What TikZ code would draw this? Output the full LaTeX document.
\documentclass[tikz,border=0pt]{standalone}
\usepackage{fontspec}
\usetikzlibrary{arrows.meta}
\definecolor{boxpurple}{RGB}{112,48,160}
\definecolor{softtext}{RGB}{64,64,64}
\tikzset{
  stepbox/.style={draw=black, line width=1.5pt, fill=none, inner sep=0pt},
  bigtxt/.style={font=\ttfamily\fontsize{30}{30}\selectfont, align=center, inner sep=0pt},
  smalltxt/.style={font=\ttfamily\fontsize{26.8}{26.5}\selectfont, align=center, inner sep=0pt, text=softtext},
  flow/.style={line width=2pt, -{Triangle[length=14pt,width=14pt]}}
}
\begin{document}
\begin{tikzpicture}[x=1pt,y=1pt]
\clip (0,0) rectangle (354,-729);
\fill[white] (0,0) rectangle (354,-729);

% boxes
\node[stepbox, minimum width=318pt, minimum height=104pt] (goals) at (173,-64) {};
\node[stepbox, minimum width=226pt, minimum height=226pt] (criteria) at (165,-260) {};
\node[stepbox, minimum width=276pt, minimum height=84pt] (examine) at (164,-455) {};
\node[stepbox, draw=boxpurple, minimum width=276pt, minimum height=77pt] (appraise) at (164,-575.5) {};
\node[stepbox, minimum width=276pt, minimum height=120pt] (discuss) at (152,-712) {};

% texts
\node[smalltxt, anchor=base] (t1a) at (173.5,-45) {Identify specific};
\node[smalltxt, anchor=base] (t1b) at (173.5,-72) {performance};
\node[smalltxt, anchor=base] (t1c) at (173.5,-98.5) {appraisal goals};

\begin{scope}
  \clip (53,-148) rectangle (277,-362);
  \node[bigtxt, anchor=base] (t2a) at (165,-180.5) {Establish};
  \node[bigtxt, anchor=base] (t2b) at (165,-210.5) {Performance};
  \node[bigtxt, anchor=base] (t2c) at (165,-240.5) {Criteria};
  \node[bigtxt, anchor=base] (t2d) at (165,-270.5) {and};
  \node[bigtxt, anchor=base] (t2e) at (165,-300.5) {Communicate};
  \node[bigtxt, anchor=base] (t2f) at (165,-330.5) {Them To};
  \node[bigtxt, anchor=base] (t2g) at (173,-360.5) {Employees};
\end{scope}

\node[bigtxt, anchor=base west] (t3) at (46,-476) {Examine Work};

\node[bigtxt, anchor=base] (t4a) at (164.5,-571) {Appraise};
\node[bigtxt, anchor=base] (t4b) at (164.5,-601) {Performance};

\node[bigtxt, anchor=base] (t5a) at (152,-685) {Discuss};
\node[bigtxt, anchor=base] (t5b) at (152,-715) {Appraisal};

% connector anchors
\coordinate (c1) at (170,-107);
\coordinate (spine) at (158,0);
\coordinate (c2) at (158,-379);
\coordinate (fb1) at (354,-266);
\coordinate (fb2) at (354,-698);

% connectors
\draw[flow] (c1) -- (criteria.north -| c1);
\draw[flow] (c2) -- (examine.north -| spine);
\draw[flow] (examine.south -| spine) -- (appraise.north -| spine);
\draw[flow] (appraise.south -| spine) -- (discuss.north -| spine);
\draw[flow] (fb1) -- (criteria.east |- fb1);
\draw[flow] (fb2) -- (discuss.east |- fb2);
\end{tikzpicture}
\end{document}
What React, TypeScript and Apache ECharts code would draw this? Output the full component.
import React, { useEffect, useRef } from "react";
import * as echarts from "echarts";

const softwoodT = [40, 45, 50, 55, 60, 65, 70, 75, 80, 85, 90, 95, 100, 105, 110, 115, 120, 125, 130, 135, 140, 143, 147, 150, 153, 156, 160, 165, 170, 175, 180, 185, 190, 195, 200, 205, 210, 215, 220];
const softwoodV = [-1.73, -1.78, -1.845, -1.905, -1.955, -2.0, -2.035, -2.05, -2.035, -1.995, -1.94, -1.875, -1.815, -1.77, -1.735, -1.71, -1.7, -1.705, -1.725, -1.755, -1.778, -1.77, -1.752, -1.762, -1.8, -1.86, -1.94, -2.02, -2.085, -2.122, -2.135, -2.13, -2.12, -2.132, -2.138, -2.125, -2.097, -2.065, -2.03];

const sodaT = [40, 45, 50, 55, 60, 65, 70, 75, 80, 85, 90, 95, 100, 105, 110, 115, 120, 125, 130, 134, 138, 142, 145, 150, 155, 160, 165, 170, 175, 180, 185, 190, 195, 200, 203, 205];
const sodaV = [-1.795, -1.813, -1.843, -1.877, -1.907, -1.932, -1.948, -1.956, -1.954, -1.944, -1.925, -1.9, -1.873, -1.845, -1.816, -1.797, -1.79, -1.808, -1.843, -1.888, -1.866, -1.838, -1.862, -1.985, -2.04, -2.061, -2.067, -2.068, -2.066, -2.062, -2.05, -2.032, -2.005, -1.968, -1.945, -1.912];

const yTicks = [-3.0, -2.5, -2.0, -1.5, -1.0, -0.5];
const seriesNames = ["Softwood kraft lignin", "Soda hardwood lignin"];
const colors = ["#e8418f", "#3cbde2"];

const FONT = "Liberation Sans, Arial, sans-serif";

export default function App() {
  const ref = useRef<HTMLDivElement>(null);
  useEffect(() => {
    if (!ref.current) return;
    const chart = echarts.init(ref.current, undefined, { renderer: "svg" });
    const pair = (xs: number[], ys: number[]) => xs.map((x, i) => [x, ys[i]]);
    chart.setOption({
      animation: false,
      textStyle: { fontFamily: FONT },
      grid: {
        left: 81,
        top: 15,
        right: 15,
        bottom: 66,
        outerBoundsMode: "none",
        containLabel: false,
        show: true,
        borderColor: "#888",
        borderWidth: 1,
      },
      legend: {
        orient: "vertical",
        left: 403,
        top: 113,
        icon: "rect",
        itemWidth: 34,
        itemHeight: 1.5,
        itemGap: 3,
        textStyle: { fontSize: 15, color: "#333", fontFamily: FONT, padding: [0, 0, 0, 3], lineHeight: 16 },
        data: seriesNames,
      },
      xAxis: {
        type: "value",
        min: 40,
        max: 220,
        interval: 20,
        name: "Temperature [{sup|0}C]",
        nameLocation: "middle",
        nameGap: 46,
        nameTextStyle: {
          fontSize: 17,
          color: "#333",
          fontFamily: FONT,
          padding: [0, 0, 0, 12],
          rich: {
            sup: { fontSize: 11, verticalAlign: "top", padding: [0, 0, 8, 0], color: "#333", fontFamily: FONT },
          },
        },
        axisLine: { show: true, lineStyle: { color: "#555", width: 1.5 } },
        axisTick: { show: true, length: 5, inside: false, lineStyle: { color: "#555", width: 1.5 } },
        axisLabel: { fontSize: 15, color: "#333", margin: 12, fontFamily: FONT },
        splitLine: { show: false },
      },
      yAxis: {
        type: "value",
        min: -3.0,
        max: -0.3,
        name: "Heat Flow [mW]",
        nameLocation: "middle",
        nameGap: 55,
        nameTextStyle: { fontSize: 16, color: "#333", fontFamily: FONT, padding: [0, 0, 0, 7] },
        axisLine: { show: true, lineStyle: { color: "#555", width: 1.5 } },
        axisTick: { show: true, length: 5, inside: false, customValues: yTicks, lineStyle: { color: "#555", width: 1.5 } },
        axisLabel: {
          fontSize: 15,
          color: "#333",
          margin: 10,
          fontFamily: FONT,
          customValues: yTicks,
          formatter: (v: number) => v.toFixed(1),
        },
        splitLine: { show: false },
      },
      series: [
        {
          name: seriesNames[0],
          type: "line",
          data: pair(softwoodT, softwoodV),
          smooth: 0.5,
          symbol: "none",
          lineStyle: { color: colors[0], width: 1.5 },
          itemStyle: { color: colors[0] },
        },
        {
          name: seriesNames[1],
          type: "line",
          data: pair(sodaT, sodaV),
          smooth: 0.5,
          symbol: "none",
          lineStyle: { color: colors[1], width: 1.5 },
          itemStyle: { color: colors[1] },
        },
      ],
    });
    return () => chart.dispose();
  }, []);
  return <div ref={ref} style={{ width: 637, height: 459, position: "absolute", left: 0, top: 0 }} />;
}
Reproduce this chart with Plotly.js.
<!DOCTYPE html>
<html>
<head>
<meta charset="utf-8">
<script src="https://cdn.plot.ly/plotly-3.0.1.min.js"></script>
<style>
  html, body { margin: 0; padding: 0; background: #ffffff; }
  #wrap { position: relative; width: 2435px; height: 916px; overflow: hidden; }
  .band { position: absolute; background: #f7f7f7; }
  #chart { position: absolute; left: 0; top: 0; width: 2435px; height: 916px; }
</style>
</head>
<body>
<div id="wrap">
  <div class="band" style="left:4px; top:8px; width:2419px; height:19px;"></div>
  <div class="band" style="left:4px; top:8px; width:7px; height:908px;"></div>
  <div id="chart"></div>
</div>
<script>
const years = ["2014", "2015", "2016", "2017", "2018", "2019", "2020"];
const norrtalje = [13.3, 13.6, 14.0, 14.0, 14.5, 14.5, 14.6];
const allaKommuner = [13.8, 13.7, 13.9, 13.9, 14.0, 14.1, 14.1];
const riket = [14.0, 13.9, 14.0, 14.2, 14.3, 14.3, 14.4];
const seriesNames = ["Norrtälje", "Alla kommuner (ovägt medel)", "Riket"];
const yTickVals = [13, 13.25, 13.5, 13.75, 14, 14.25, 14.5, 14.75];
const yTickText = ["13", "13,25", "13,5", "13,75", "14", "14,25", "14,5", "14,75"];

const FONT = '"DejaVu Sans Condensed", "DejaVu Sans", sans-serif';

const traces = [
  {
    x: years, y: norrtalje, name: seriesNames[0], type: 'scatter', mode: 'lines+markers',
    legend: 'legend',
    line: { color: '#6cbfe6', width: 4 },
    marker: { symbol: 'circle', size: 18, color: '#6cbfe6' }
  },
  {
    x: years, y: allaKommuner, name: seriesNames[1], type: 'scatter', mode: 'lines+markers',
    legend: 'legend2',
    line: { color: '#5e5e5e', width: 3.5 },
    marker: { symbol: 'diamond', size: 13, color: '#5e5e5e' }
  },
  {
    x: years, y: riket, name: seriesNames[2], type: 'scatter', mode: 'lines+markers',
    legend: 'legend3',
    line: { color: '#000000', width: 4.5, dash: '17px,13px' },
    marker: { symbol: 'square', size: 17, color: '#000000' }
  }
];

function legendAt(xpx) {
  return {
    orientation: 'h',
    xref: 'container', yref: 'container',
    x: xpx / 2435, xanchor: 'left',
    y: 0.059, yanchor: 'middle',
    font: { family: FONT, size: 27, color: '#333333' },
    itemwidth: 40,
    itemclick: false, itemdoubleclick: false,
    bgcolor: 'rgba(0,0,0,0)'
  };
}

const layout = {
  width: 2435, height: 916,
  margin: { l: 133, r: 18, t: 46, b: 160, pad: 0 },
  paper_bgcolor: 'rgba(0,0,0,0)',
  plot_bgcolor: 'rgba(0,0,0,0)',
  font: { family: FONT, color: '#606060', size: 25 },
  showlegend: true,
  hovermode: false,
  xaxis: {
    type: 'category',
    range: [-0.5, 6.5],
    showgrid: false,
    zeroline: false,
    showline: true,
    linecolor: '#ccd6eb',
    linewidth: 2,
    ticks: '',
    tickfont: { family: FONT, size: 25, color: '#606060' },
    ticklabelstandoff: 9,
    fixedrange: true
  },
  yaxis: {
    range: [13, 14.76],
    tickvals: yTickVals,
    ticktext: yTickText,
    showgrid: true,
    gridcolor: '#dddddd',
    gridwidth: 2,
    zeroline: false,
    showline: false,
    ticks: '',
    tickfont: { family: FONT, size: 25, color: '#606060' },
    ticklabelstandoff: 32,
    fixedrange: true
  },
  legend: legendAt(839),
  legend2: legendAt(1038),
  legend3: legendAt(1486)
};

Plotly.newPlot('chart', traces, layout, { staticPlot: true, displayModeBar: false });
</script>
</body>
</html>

**Requirement**
Quote the data above from the line containing "What React, TypeScript" to the line containing "-2.097, -2.065, -2.03];", inclusive, and stop.

**Reply to the exercise**
What React, TypeScript and Apache ECharts code would draw this? Output the full component.
import React, { useEffect, useRef } from "react";
import * as echarts from "echarts";

const softwoodT = [40, 45, 50, 55, 60, 65, 70, 75, 80, 85, 90, 95, 100, 105, 110, 115, 120, 125, 130, 135, 140, 143, 147, 150, 153, 156, 160, 165, 170, 175, 180, 185, 190, 195, 200, 205, 210, 215, 220];
const softwoodV = [-1.73, -1.78, -1.845, -1.905, -1.955, -2.0, -2.035, -2.05, -2.035, -1.995, -1.94, -1.875, -1.815, -1.77, -1.735, -1.71, -1.7, -1.705, -1.725, -1.755, -1.778, -1.77, -1.752, -1.762, -1.8, -1.86, -1.94, -2.02, -2.085, -2.122, -2.135, -2.13, -2.12, -2.132, -2.138, -2.125, -2.097, -2.065, -2.03];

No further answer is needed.